Charity Donates $1.5M to Philly Schools

The William Penn Foundation says the money will go directly to pay for a consulting group to help restructure the school district

The William Penn Foundation has promised $1.5 million to the city's deficit-ridden schools and its president says he'll help the district solicit money from other private donors.

“Frankly, [SRC Chairman Pedro Ramos] and I are going on a fundraising tour to see if we can be helpful,” foundation president Jeremy Nowak told the Inquirer.  “I think this is a defining moment for the city of Philadelphia.”
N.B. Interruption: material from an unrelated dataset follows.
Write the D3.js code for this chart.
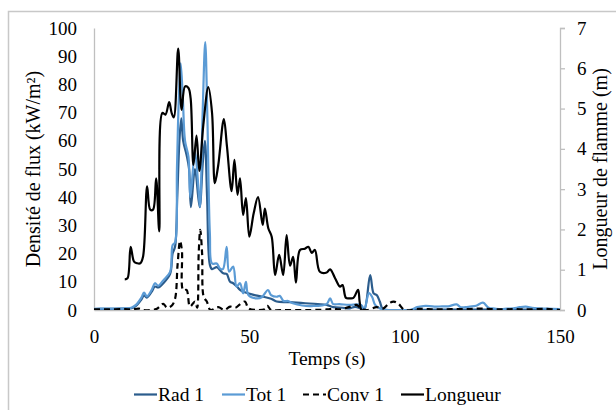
<!DOCTYPE html>
<html>
<head>
<meta charset="utf-8">
<script src="https://cdn.jsdelivr.net/npm/d3@7"></script>
<style>
  body { margin: 0; background: #fff; }
  svg text { font-family: "Liberation Serif", "Times New Roman", serif; fill: #000; }
</style>
</head>
<body>
<svg id="chart" width="616" height="410"></svg>
<script>
// Rad 1 (kW/m²)
var radTime = [0, 2, 5, 8, 10, 12, 13.5, 15.3, 16.1, 17, 18.6, 19.6, 20.7, 22.3, 24.5, 25.3, 26.1, 26.8, 27.5, 28.1, 28.7, 29.8, 30.6, 31.2, 32.5, 34, 35, 35.7, 36.4, 37.3, 38, 39.5, 40.5, 41.6, 42.7, 43.8, 44.8, 46, 47, 48, 49.7, 52, 54.5, 57, 58.8, 62, 64, 68, 72, 74.9, 77, 80, 82.4, 84, 86, 87, 88.9, 90, 91, 92, 93, 95, 100, 110, 120, 130, 140, 150];
var radVal  = [0.3, 0.4, 0.4, 0.5, 0.5, 0.6, 1.5, 3.8, 5.2, 4.4, 6.5, 8.3, 8.0, 9.5, 12.8, 20, 22.5, 40, 60, 68, 60, 55, 50, 36.5, 50, 36.5, 52, 60, 40, 16, 14.5, 15.2, 14.2, 13, 12.8, 10, 9.5, 8.3, 7.1, 6.5, 5.9, 5.2, 4.7, 4.0, 3.0, 2.8, 2.7, 2.4, 2.1, 1.8, 1.0, 0.8, 0.6, 1.1, 0.5, 0.2, 12.4, 5.9, 5.3, 3.0, 0.2, 0, 0, 0.1, 0.1, 0.1, 0.1, 0.1];

// Tot 1 (kW/m²)
var totTime = [0, 2, 5, 8, 10, 12, 13.5, 15.3, 16.1, 17, 18.6, 19.6, 20.7, 22.3, 24.5, 25.3, 26.1, 26.7, 27.3, 27.9, 28.6, 29.3, 30.4, 31, 32.5, 33.5, 34.1, 35, 35.8, 36.5, 37.3, 38, 39.5, 40.5, 41.5, 42.7, 43.5, 44.8, 45.9, 47, 48, 48.9, 49.7, 52.4, 54, 56, 57, 58.8, 59.8, 61, 62.5, 64, 67, 70, 74.9, 76, 77, 79, 82, 86, 87, 88.5, 89.5, 90.5, 92, 93, 95, 100, 102, 104, 106, 108, 110, 112, 114, 116.7, 118, 119.5, 121, 123, 125.2, 127, 129, 131, 133, 135, 137, 139, 141, 143, 146, 150];
var totVal  = [0.4, 0.5, 0.5, 0.5, 0.6, 0.8, 1.8, 4.5, 6.2, 4.8, 7.2, 9.5, 8.6, 10.5, 13.5, 23, 24, 50, 75, 87.5, 75, 60, 54.4, 40, 56, 45, 36.5, 71, 95, 68, 27, 16.5, 16.5, 14.8, 14.5, 22.4, 13.6, 15.4, 8.3, 9.5, 5.9, 10, 5.3, 4.1, 4.5, 7.1, 5.3, 4.7, 5.0, 3.2, 3.2, 2.4, 1.6, 1.4, 2.1, 4.1, 2.1, 2.1, 1.8, 1.8, 0.2, 6.0, 4.7, 1.8, 0.6, 0.2, 0, 0, 0.1, 1.0, 1.4, 1.4, 1.2, 1.3, 1.3, 2.0, 1.0, 1.0, 1.2, 1.5, 2.6, 0.8, 0.5, 0.3, 0.5, 0.6, 1.0, 1.2, 0.8, 0.6, 0.5, 0.3];

// Conv 1 (kW/m²)
var convTime = [0, 5, 10, 12, 14.5, 16, 20, 22.3, 23.5, 25, 26.1, 26.9, 27.7, 28.3, 28.7, 29.8, 30.9, 32.5, 33.2, 33.7, 34.2, 34.8, 35.3, 36.3, 37.5, 40, 42, 43.8, 45.5, 47, 48.6, 49.7, 52, 55, 55.8, 57, 60, 70, 75, 77, 79, 82, 84.5, 86, 88, 91, 93, 95, 96.5, 98, 100, 105, 110, 115, 120, 125, 130, 135, 140, 145, 150];
var convVal  = [0.2, 0.2, 0.3, 0.2, 0.5, 0, 0.3, 2.2, 0.8, 1.5, 4, 16, 24.5, 21, 7, 7.1, 1.2, 3, 0.8, 20, 28.4, 20, 4.7, 3, 0, 1, 0, 1.2, 0.8, 2, 3, 0.6, 0, 0.3, 1.5, 0, 0, 0, 0.2, 0.5, 0.2, 1, 1.8, 0.5, 0, 1, 0.5, 2.4, 3, 2.2, 0, 0.4, 0.2, 0.3, 0.3, 0.5, 0.2, 0.3, 0.2, 0.4, 0];

// Longueur (m), right axis
var lenTime = [9.9, 10.8, 11.8, 12.9, 13.9, 14.9, 15.8, 17.1, 18.1, 19.0, 20.0, 21.0, 22.0, 23.0, 24.2, 25.0, 25.7, 27.1, 28.2, 29.3, 30.4, 31.1, 32.0, 33.0, 33.9, 35.2, 36.8, 38.0, 38.9, 40.0, 41.8, 42.8, 44.3, 45.2, 46.2, 47.0, 48.0, 48.9, 50.0, 51.4, 52.8, 54.3, 55.0, 56.1, 57.2, 58.3, 59.6, 60.9, 62.0, 63.1, 64.1, 65.0, 66.3, 67.9, 69.0, 70.1, 71.1, 72.7, 74.9, 76.0, 77.6, 79.2, 80.0, 81.1, 82.3, 83.5, 85.0, 85.5, 86.1, 86.8];
var lenVal  = [0.76, 0.79, 1.57, 1.2, 1.16, 1.16, 1.33, 3.07, 2.49, 2.49, 3.27, 1.95, 4.89, 4.85, 5.16, 4.89, 4.78, 6.49, 4.97, 5.55, 5.51, 5.26, 3.6, 4.33, 3.45, 4.6, 5.53, 4.89, 3.15, 3.6, 4.74, 4.06, 2.95, 3.73, 2.86, 3.27, 2.36, 2.78, 1.82, 2.4, 2.8, 2.11, 2.52, 2.03, 1.82, 0.87, 1.37, 0.87, 1.86, 1.1, 1.32, 0.68, 1.49, 1.52, 1.57, 1.42, 1.49, 0.95, 0.93, 1.01, 0.79, 0.58, 0.62, 0.3, 0.29, 0.3, 0.5, 0.21, 0, 0];

var xTicks = [0, 50, 100, 150];
var yLeftTicks = [0, 10, 20, 30, 40, 50, 60, 70, 80, 90, 100];
var yRightTicks = [0, 1, 2, 3, 4, 5, 6, 7];

var FONT = "'Liberation Serif', 'Times New Roman', serif";
var svg = d3.select("#chart");

// chart area border
svg.append("rect")
    .attr("x", 8.5).attr("y", 11.5)
    .attr("width", 700).attr("height", 500)
    .attr("fill", "none").attr("stroke", "#c8c8c8").attr("stroke-width", 1.5);

var x = d3.scaleLinear().domain([0, 150]).range([94, 560]);
var yL = d3.scaleLinear().domain([0, 100]).range([310, 28]);
var yR = d3.scaleLinear().domain([0, 7]).range([310, 28]);

svg.append("defs").append("clipPath").attr("id", "plot")
    .append("rect").attr("x", 94).attr("y", 20).attr("width", 466).attr("height", 290);

// axes
var gL = svg.append("g").attr("transform", "translate(94,0)")
    .call(d3.axisLeft(yL).tickValues(yLeftTicks).tickSize(0).tickPadding(17));
var gR = svg.append("g").attr("transform", "translate(560,0)")
    .call(d3.axisRight(yR).tickValues(yRightTicks).tickFormat(d3.format("d")).tickSize(5).tickPadding(12));
var gB = svg.append("g").attr("transform", "translate(0,310)")
    .call(d3.axisBottom(x).tickValues(xTicks).tickSize(0).tickPadding(20));

[gL, gR, gB].forEach(function(g) {
    g.attr("font-family", FONT).attr("font-size", 19);
    g.select(".domain").attr("stroke", "#bfbfbf").attr("stroke-width", 1.3);
    g.selectAll(".tick line").attr("stroke", "#bfbfbf").attr("stroke-width", 1.3);
    g.selectAll(".tick text")
        .style("font-family", FONT)
        .style("font-size", "19px")
        .attr("fill", "#000");
});

// series
function zip(t, v) { return t.map(function(d, i) { return [d, v[i]]; }); }

var lineL = d3.line().x(function(d) { return x(d[0]); }).y(function(d) { return yL(d[1]); })
    .curve(d3.curveCatmullRom.alpha(0.5));
var lineR = d3.line().x(function(d) { return x(d[0]); }).y(function(d) { return yR(d[1]); })
    .curve(d3.curveCatmullRom.alpha(0.5));

var plot = svg.append("g").attr("clip-path", "url(#plot)");

plot.append("path").attr("d", lineL(zip(radTime, radVal)))
    .attr("fill", "none").attr("stroke", "#2B5C8C").attr("stroke-width", 2.2);
plot.append("path").attr("d", lineL(zip(totTime, totVal)))
    .attr("fill", "none").attr("stroke", "#5B9BD5").attr("stroke-width", 2.2);
plot.append("path").attr("d", lineL(zip(convTime, convVal)))
    .attr("fill", "none").attr("stroke", "#000").attr("stroke-width", 2.2)
    .attr("stroke-dasharray", "6,4");
plot.append("path").attr("d", lineR(zip(lenTime, lenVal)))
    .attr("fill", "none").attr("stroke", "#000").attr("stroke-width", 2.2);

// axis titles
svg.append("text")
    .attr("transform", "translate(40,169) rotate(-90)")
    .style("font-family", FONT)
    .style("text-anchor", "middle").style("font-size", "20px")
    .text("Densité de flux (kW/m²)");
svg.append("text")
    .attr("transform", "translate(607,169) rotate(-90)")
    .style("font-family", FONT)
    .style("text-anchor", "middle").style("font-size", "20px")
    .text("Longueur de flamme (m)");
svg.append("text")
    .attr("x", 327).attr("y", 365)
    .style("font-family", FONT)
    .style("text-anchor", "middle").style("font-size", "19.5px")
    .text("Temps (s)");

// legend
var legend = [
    {name: "Rad 1", color: "#2B5C8C", dash: null, x: 134},
    {name: "Tot 1", color: "#5B9BD5", dash: null, x: 222},
    {name: "Conv 1", color: "#000", dash: "6,4", x: 303},
    {name: "Longueur", color: "#000", dash: null, x: 401}
];
legend.forEach(function(l) {
    svg.append("line")
        .attr("x1", l.x).attr("x2", l.x + 23)
        .attr("y1", 394.5).attr("y2", 394.5)
        .attr("stroke", l.color).attr("stroke-width", 2.2)
        .attr("stroke-dasharray", l.dash);
    svg.append("text")
        .attr("x", l.x + 24).attr("y", 401)
        .style("font-family", FONT)
        .style("font-size", "19.5px")
        .text(l.name);
});
</script>
</body>
</html>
The donation from the William Penn Foundation is modest compared to the $38 million budget gap the Philadelphia School District faces for the current year.

But foundation president Jeremy Nowak tells The Philadelphia Inquirer the money is a vote of confidence in the School Reform Commission's efforts to fix the district's financial situation.

Nowak tells the Inquirer that the money will go directly to pay for a consulting group to help restructure the school district.

The Inquirer reports that Philadelphia-area philanthropists have a history of avoiding giving donations to the school district because of the district’s history of poor choices.

The SRC last month hired Thomas Knudsen to the new title of chief recovery officer, acting as superintendent and financial manager, which Nowak says was a sign that the district is making smart decisions.

The district laid off more than 1,000 teachers over the summer and issued layoff notices to the blue-collar workers earlier this year.

“The biggest risk is will they will be able to come out with a plan, and will they be able to implement the plan that gets us to where we want to get to?  And will they be able to implement it, given the complexity of the politics of education?” Nowak told the Inquirer.